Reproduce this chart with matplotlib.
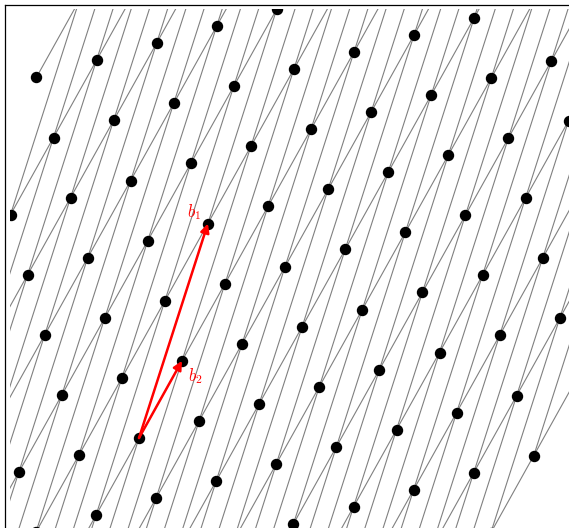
import matplotlib

matplotlib.use("Agg")
import matplotlib.pyplot as plt
import numpy as np
from matplotlib.collections import LineCollection
from matplotlib.lines import Line2D

plt.rcParams["mathtext.fontset"] = "cm"

# lattice basis in pixel units (y up), origin at the foot of the arrows
b1 = np.array([68.9, 214.5])
b2 = np.array([43.0, 77.2])
basis_labels = ["$b_1$", "$b_2$"]
label_pos = [(55, 226), (56, 62)]

# drawn patch of the lattice: p = s*b2 + t*(b1 - b2)
s_range = (-6, 22)
t_range = (-8, 6)

xlim = (-129.5, 430)
ylim = (-90, 429)


def lattice_point(s, t):
    return s * b2 + t * (b1 - b2)


fig = plt.figure(figsize=(5.69, 5.28), dpi=100)
W, H = 569, 528
ax = fig.add_axes([9.5 / W, 0, (W - 9.5) / W, (H - 9) / H])
ax.set_xlim(*xlim)
ax.set_ylim(*ylim)
ax.set_aspect("equal")
ax.axis("off")

# gray segments along b1 and b2 between neighbouring points
segs = []
pts = []
for s in range(s_range[0], s_range[1] + 1):
    for t in range(t_range[0], t_range[1] + 1):
        p = lattice_point(s, t)
        pts.append(p)
        if s + 1 <= s_range[1]:
            segs.append([p, lattice_point(s + 1, t)])  # +b2
            if t + 1 <= t_range[1]:
                segs.append([p, lattice_point(s + 1, t + 1)])  # +b1
pts = np.array(pts)

ax.add_collection(LineCollection(segs, colors="#808080", linewidths=0.8, zorder=1))
ax.plot(pts[:, 0], pts[:, 1], "o", color="black", ms=7.2, zorder=2)

# basis vectors
for vec, lab, pos in zip([b1, b2], basis_labels, label_pos):
    ax.annotate(
        "",
        xy=vec,
        xytext=(0, 0),
        arrowprops=dict(
            arrowstyle="-|>", color="red", lw=1.8, mutation_scale=13,
            shrinkA=0, shrinkB=0,
        ),
        zorder=4,
    )
    ax.text(*pos, lab, color="red", fontsize=12, ha="center", va="center", zorder=5)

# outer frame (left and top edges only show)
fig.add_artist(Line2D([5 / W, 5 / W], [0, 1 - 5 / H], color="black", lw=0.9))
fig.add_artist(Line2D([5 / W, 1], [1 - 5 / H, 1 - 5 / H], color="black", lw=0.9))

plt.savefig("out.png", dpi=100)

────────

Instruction — Please extract exactly the lines of the data, from the first through the line containing "return s * b2 + t * (b1 - b2)", and add no pictures to the copy.

Solution for this exercise —
Reproduce this chart with matplotlib.
import matplotlib

matplotlib.use("Agg")
import matplotlib.pyplot as plt
import numpy as np
from matplotlib.collections import LineCollection
from matplotlib.lines import Line2D

plt.rcParams["mathtext.fontset"] = "cm"

# lattice basis in pixel units (y up), origin at the foot of the arrows
b1 = np.array([68.9, 214.5])
b2 = np.array([43.0, 77.2])
basis_labels = ["$b_1$", "$b_2$"]
label_pos = [(55, 226), (56, 62)]

# drawn patch of the lattice: p = s*b2 + t*(b1 - b2)
s_range = (-6, 22)
t_range = (-8, 6)

xlim = (-129.5, 430)
ylim = (-90, 429)


def lattice_point(s, t):
    return s * b2 + t * (b1 - b2)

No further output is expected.